Request: Write out each line of the listing as it stands, without the images.

......

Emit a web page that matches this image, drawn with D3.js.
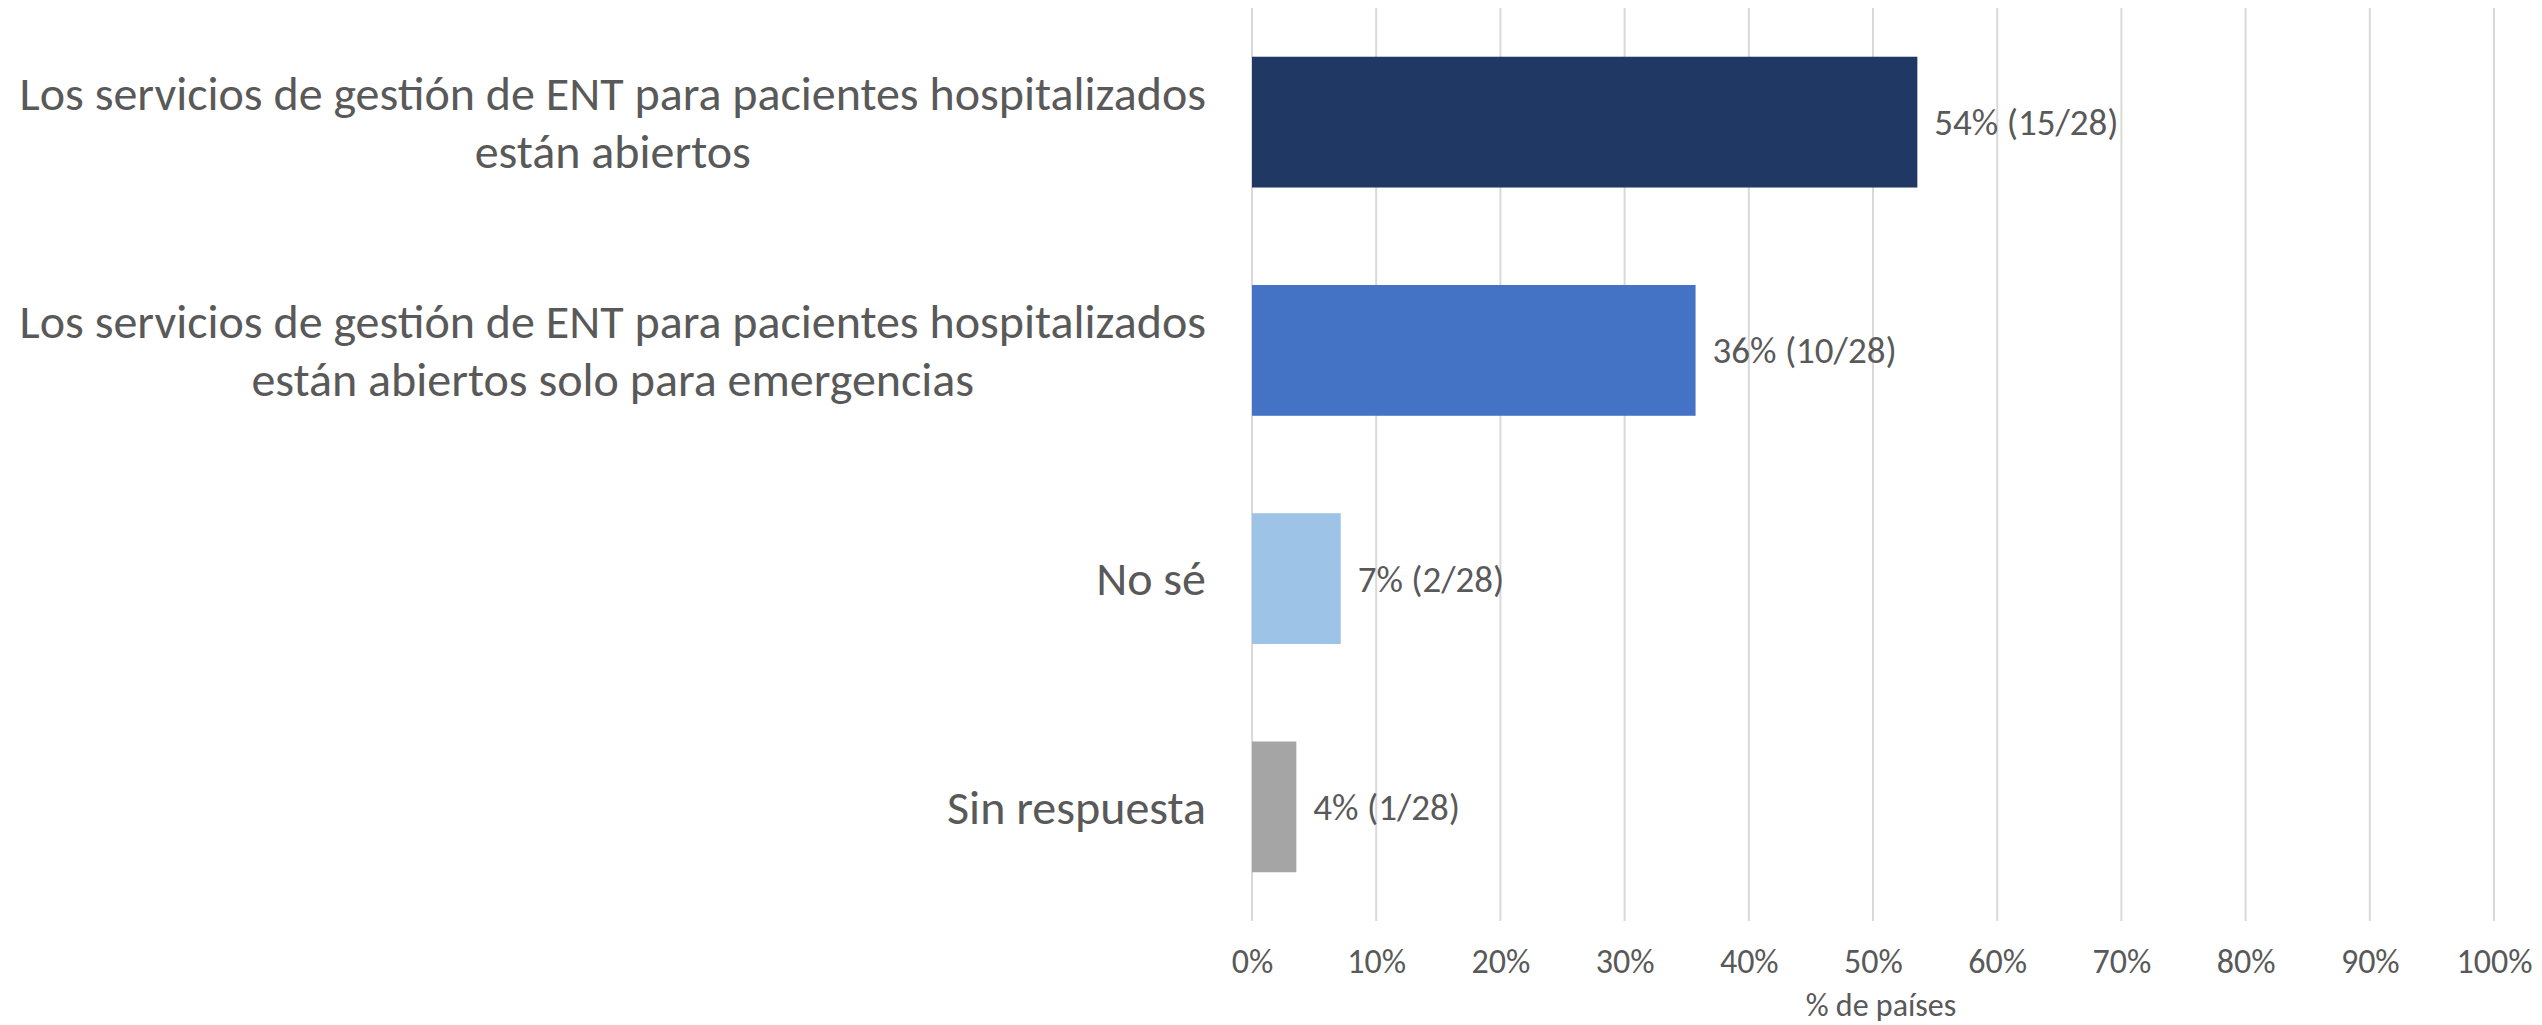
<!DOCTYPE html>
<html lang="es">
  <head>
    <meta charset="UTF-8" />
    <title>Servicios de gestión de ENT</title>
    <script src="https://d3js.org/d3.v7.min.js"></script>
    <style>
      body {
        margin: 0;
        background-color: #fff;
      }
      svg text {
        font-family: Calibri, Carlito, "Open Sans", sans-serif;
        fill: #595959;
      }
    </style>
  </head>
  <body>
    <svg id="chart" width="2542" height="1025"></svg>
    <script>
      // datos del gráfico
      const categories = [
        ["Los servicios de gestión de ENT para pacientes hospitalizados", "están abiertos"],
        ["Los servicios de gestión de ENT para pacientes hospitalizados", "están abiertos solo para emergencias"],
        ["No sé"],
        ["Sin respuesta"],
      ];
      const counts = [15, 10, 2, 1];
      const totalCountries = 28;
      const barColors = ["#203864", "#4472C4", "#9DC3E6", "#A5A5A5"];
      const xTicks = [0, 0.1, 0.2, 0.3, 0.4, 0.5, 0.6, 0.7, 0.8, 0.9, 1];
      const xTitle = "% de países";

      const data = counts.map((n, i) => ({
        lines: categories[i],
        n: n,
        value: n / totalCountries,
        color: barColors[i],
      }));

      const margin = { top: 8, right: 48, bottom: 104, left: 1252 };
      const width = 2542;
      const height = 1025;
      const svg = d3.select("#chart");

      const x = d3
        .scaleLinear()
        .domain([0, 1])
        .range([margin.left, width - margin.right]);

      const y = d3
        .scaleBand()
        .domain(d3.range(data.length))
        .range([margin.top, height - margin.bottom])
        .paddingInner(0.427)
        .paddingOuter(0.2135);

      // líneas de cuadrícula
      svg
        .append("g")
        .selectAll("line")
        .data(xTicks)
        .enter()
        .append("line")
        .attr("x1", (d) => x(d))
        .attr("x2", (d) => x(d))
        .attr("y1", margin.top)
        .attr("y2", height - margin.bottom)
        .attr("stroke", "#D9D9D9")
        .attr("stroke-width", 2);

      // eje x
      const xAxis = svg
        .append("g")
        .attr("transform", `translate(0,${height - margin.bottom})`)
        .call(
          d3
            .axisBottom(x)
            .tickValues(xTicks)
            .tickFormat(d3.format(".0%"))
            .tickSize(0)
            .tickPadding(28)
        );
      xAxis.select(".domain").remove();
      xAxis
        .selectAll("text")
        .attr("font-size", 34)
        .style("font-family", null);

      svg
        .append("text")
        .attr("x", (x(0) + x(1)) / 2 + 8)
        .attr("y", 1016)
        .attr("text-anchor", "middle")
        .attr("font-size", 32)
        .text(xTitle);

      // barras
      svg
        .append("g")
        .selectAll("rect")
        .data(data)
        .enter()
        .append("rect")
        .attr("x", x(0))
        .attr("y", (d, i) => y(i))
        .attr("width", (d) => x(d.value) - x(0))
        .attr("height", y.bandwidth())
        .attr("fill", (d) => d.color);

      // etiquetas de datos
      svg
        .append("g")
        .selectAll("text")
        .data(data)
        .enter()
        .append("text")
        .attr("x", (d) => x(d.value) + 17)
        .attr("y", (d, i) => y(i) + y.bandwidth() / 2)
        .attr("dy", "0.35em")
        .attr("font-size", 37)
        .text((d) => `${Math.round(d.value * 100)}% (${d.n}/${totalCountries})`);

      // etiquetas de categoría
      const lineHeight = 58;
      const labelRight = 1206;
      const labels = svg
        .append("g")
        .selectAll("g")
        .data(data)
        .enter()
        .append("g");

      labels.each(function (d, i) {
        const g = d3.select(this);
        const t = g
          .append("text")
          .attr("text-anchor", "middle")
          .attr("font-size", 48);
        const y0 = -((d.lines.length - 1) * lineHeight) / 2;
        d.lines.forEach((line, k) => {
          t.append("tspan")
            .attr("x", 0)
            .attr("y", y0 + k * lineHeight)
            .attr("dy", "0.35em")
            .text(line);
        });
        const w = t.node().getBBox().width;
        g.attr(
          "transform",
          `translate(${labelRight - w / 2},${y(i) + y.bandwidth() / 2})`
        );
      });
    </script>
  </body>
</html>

......

Response below:
Emit a web page that matches this image, drawn with D3.js.
<!DOCTYPE html>
<html lang="es">
  <head>
    <meta charset="UTF-8" />
    <title>Servicios de gestión de ENT</title>
    <script src="https://d3js.org/d3.v7.min.js"></script>
    <style>
      body {
        margin: 0;
        background-color: #fff;
      }
      svg text {
        font-family: Calibri, Carlito, "Open Sans", sans-serif;
        fill: #595959;
      }
    </style>
  </head>
  <body>
    <svg id="chart" width="2542" height="1025"></svg>
    <script>
      // datos del gráfico
      const categories = [
        ["Los servicios de gestión de ENT para pacientes hospitalizados", "están abiertos"],
        ["Los servicios de gestión de ENT para pacientes hospitalizados", "están abiertos solo para emergencias"],
        ["No sé"],
        ["Sin respuesta"],
      ];
      const counts = [15, 10, 2, 1];
      const totalCountries = 28;
      const barColors = ["#203864", "#4472C4", "#9DC3E6", "#A5A5A5"];
      const xTicks = [0, 0.1, 0.2, 0.3, 0.4, 0.5, 0.6, 0.7, 0.8, 0.9, 1];
      const xTitle = "% de países";

      const data = counts.map((n, i) => ({
        lines: categories[i],
        n: n,
        value: n / totalCountries,
        color: barColors[i],
      }));

      const margin = { top: 8, right: 48, bottom: 104, left: 1252 };
      const width = 2542;
      const height = 1025;
      const svg = d3.select("#chart");

      const x = d3
        .scaleLinear()
        .domain([0, 1])
        .range([margin.left, width - margin.right]);

      const y = d3
        .scaleBand()
        .domain(d3.range(data.length))
        .range([margin.top, height - margin.bottom])
        .paddingInner(0.427)
        .paddingOuter(0.2135);

      // líneas de cuadrícula
      svg
        .append("g")
        .selectAll("line")
        .data(xTicks)
        .enter()
        .append("line")
        .attr("x1", (d) => x(d))
        .attr("x2", (d) => x(d))
        .attr("y1", margin.top)
        .attr("y2", height - margin.bottom)
        .attr("stroke", "#D9D9D9")
        .attr("stroke-width", 2);

      // eje x
      const xAxis = svg
        .append("g")
        .attr("transform", `translate(0,${height - margin.bottom})`)
        .call(
          d3
            .axisBottom(x)
            .tickValues(xTicks)
            .tickFormat(d3.format(".0%"))
            .tickSize(0)
            .tickPadding(28)
        );
      xAxis.select(".domain").remove();
      xAxis
        .selectAll("text")
        .attr("font-size", 34)
        .style("font-family", null);

      svg
        .append("text")
        .attr("x", (x(0) + x(1)) / 2 + 8)
        .attr("y", 1016)
        .attr("text-anchor", "middle")
        .attr("font-size", 32)
        .text(xTitle);

      // barras
      svg
        .append("g")
        .selectAll("rect")
        .data(data)
        .enter()
        .append("rect")
        .attr("x", x(0))
        .attr("y", (d, i) => y(i))
        .attr("width", (d) => x(d.value) - x(0))
        .attr("height", y.bandwidth())
        .attr("fill", (d) => d.color);

      // etiquetas de datos
      svg
        .append("g")
        .selectAll("text")
        .data(data)
        .enter()
        .append("text")
        .attr("x", (d) => x(d.value) + 17)
        .attr("y", (d, i) => y(i) + y.bandwidth() / 2)
        .attr("dy", "0.35em")
        .attr("font-size", 37)
        .text((d) => `${Math.round(d.value * 100)}% (${d.n}/${totalCountries})`);

      // etiquetas de categoría
      const lineHeight = 58;
      const labelRight = 1206;
      const labels = svg
        .append("g")
        .selectAll("g")
        .data(data)
        .enter()
        .append("g");

      labels.each(function (d, i) {
        const g = d3.select(this);
        const t = g
          .append("text")
          .attr("text-anchor", "middle")
          .attr("font-size", 48);
        const y0 = -((d.lines.length - 1) * lineHeight) / 2;
        d.lines.forEach((line, k) => {
          t.append("tspan")
            .attr("x", 0)
            .attr("y", y0 + k * lineHeight)
            .attr("dy", "0.35em")
            .text(line);
        });
        const w = t.node().getBBox().width;
        g.attr(
          "transform",
          `translate(${labelRight - w / 2},${y(i) + y.bandwidth() / 2})`
        );
      });
    </script>
  </body>
</html>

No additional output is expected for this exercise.